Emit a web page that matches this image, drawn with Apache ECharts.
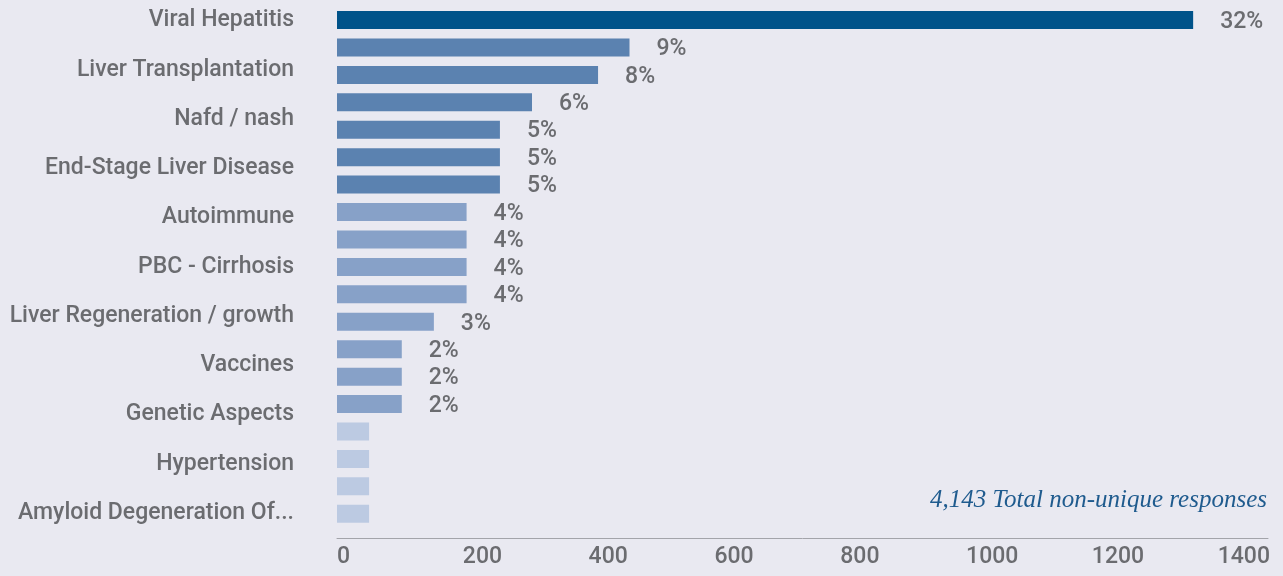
<!DOCTYPE html>
<html>
<head>
<meta charset="utf-8">
<script src="https://cdn.jsdelivr.net/npm/echarts@6/dist/echarts.min.js"></script>
<style>
  html, body { margin: 0; padding: 0; background: #e9e9f1; }
  #chart { width: 1283px; height: 576px; }
</style>
</head>
<body>
<div id="chart"></div>
<script>
// names shown down the left side (they are spread evenly, not one per bar)
const labelNames = [
  "Viral Hepatitis", "Liver Transplantation", "Nafd / nash", "End-Stage Liver Disease",
  "Autoimmune", "PBC - Cirrhosis", "Liver Regeneration / growth", "Vaccines",
  "Genetic Aspects", "Hypertension", "Amyloid Degeneration Of..."
];
// one entry per bar
const barIds = ["b1", "b2", "b3", "b4", "b5", "b6", "b7", "b8", "b9", "b10",
  "b11", "b12", "b13", "b14", "b15", "b16", "b17", "b18", "b19"];
const responses = [1361, 465, 415, 310, 259, 259, 259, 206, 206, 206, 206, 154, 103, 103, 103, 51, 51, 51, 51];
const pctLabels = ["32%", "9%", "8%", "6%", "5%", "5%", "5%", "4%", "4%", "4%", "4%", "3%", "2%", "2%", "2%", "", "", "", ""];
const totalText = "4,143 Total non-unique responses";

const gray = "#6b6c70";

function barColor(v) {
  if (v > 1000) return "#00538a";
  if (v >= 250) return "#5b82b0";
  if (v >= 100) return "#87a1c8";
  return "#bccae2";
}

const chart = echarts.init(document.getElementById("chart"));
chart.setOption({
  backgroundColor: "transparent",
  animation: false,
  title: {
    text: totalText,
    right: 11,
    top: 483,
    textStyle: {
      fontFamily: "Liberation Serif",
      fontStyle: "italic",
      fontWeight: "normal",
      fontSize: 25,
      color: "#1f5b8e"
    }
  },
  grid: [
    { left: 337, right: 15, top: 6.3, bottom: 48.5 },
    { left: 337, right: 15, top: 20.7, bottom: 63 }
  ],
  xAxis: [
    {
      type: "value",
      gridIndex: 0,
      min: 0,
      max: 1480,
      interval: 200,
      offset: 11,
      axisLine: { show: true, lineStyle: { color: "#a3a4aa", width: 1 } },
      axisTick: { show: false },
      splitLine: { show: false },
      axisLabel: {
        align: "left",
        margin: 7,
        showMaxLabel: false,
        color: gray,
        fontFamily: "Roboto",
        fontWeight: 500,
        fontSize: 23,
        formatter: v => String(v)
      }
    },
    { type: "value", gridIndex: 1, show: false }
  ],
  yAxis: [
    {
      type: "category",
      gridIndex: 0,
      inverse: true,
      data: barIds,
      axisLine: { show: false },
      axisTick: { show: false },
      axisLabel: { show: false }
    },
    {
      type: "category",
      gridIndex: 1,
      inverse: true,
      boundaryGap: false,
      data: labelNames,
      axisLine: { show: false },
      axisTick: { show: false },
      axisLabel: {
        interval: 0,
        margin: 43,
        color: gray,
        fontFamily: "Roboto",
        fontWeight: 500,
        fontSize: 23
      }
    }
  ],
  series: [
    {
      type: "bar",
      xAxisIndex: 0,
      yAxisIndex: 0,
      barWidth: 18,
      data: responses,
      itemStyle: { color: p => barColor(p.value) },
      label: {
        show: true,
        position: "right",
        distance: 27,
        offset: [0, 2],
        color: gray,
        fontFamily: "Roboto",
        fontWeight: 500,
        fontSize: 23,
        formatter: p => pctLabels[p.dataIndex]
      }
    }
  ]
});
</script>
</body>
</html>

● ● ● ●

- WORK TO COMPLETE -
Copy the material exactly. Do not include the pictures.

- TASK RESULT -
Emit a web page that matches this image, drawn with Apache ECharts.
<!DOCTYPE html>
<html>
<head>
<meta charset="utf-8">
<script src="https://cdn.jsdelivr.net/npm/echarts@6/dist/echarts.min.js"></script>
<style>
  html, body { margin: 0; padding: 0; background: #e9e9f1; }
  #chart { width: 1283px; height: 576px; }
</style>
</head>
<body>
<div id="chart"></div>
<script>
// names shown down the left side (they are spread evenly, not one per bar)
const labelNames = [
  "Viral Hepatitis", "Liver Transplantation", "Nafd / nash", "End-Stage Liver Disease",
  "Autoimmune", "PBC - Cirrhosis", "Liver Regeneration / growth", "Vaccines",
  "Genetic Aspects", "Hypertension", "Amyloid Degeneration Of..."
];
// one entry per bar
const barIds = ["b1", "b2", "b3", "b4", "b5", "b6", "b7", "b8", "b9", "b10",
  "b11", "b12", "b13", "b14", "b15", "b16", "b17", "b18", "b19"];
const responses = [1361, 465, 415, 310, 259, 259, 259, 206, 206, 206, 206, 154, 103, 103, 103, 51, 51, 51, 51];
const pctLabels = ["32%", "9%", "8%", "6%", "5%", "5%", "5%", "4%", "4%", "4%", "4%", "3%", "2%", "2%", "2%", "", "", "", ""];
const totalText = "4,143 Total non-unique responses";

const gray = "#6b6c70";

function barColor(v) {
  if (v > 1000) return "#00538a";
  if (v >= 250) return "#5b82b0";
  if (v >= 100) return "#87a1c8";
  return "#bccae2";
}

const chart = echarts.init(document.getElementById("chart"));
chart.setOption({
  backgroundColor: "transparent",
  animation: false,
  title: {
    text: totalText,
    right: 11,
    top: 483,
    textStyle: {
      fontFamily: "Liberation Serif",
      fontStyle: "italic",
      fontWeight: "normal",
      fontSize: 25,
      color: "#1f5b8e"
    }
  },
  grid: [
    { left: 337, right: 15, top: 6.3, bottom: 48.5 },
    { left: 337, right: 15, top: 20.7, bottom: 63 }
  ],
  xAxis: [
    {
      type: "value",
      gridIndex: 0,
      min: 0,
      max: 1480,
      interval: 200,
      offset: 11,
      axisLine: { show: true, lineStyle: { color: "#a3a4aa", width: 1 } },
      axisTick: { show: false },
      splitLine: { show: false },
      axisLabel: {
        align: "left",
        margin: 7,
        showMaxLabel: false,
        color: gray,
        fontFamily: "Roboto",
        fontWeight: 500,
        fontSize: 23,
        formatter: v => String(v)
      }
    },
    { type: "value", gridIndex: 1, show: false }
  ],
  yAxis: [
    {
      type: "category",
      gridIndex: 0,
      inverse: true,
      data: barIds,
      axisLine: { show: false },
      axisTick: { show: false },
      axisLabel: { show: false }
    },
    {
      type: "category",
      gridIndex: 1,
      inverse: true,
      boundaryGap: false,
      data: labelNames,
      axisLine: { show: false },
      axisTick: { show: false },
      axisLabel: {
        interval: 0,
        margin: 43,
        color: gray,
        fontFamily: "Roboto",
        fontWeight: 500,
        fontSize: 23
      }
    }
  ],
  series: [
    {
      type: "bar",
      xAxisIndex: 0,
      yAxisIndex: 0,
      barWidth: 18,
      data: responses,
      itemStyle: { color: p => barColor(p.value) },
      label: {
        show: true,
        position: "right",
        distance: 27,
        offset: [0, 2],
        color: gray,
        fontFamily: "Roboto",
        fontWeight: 500,
        fontSize: 23,
        formatter: p => pctLabels[p.dataIndex]
      }
    }
  ]
});
</script>
</body>
</html>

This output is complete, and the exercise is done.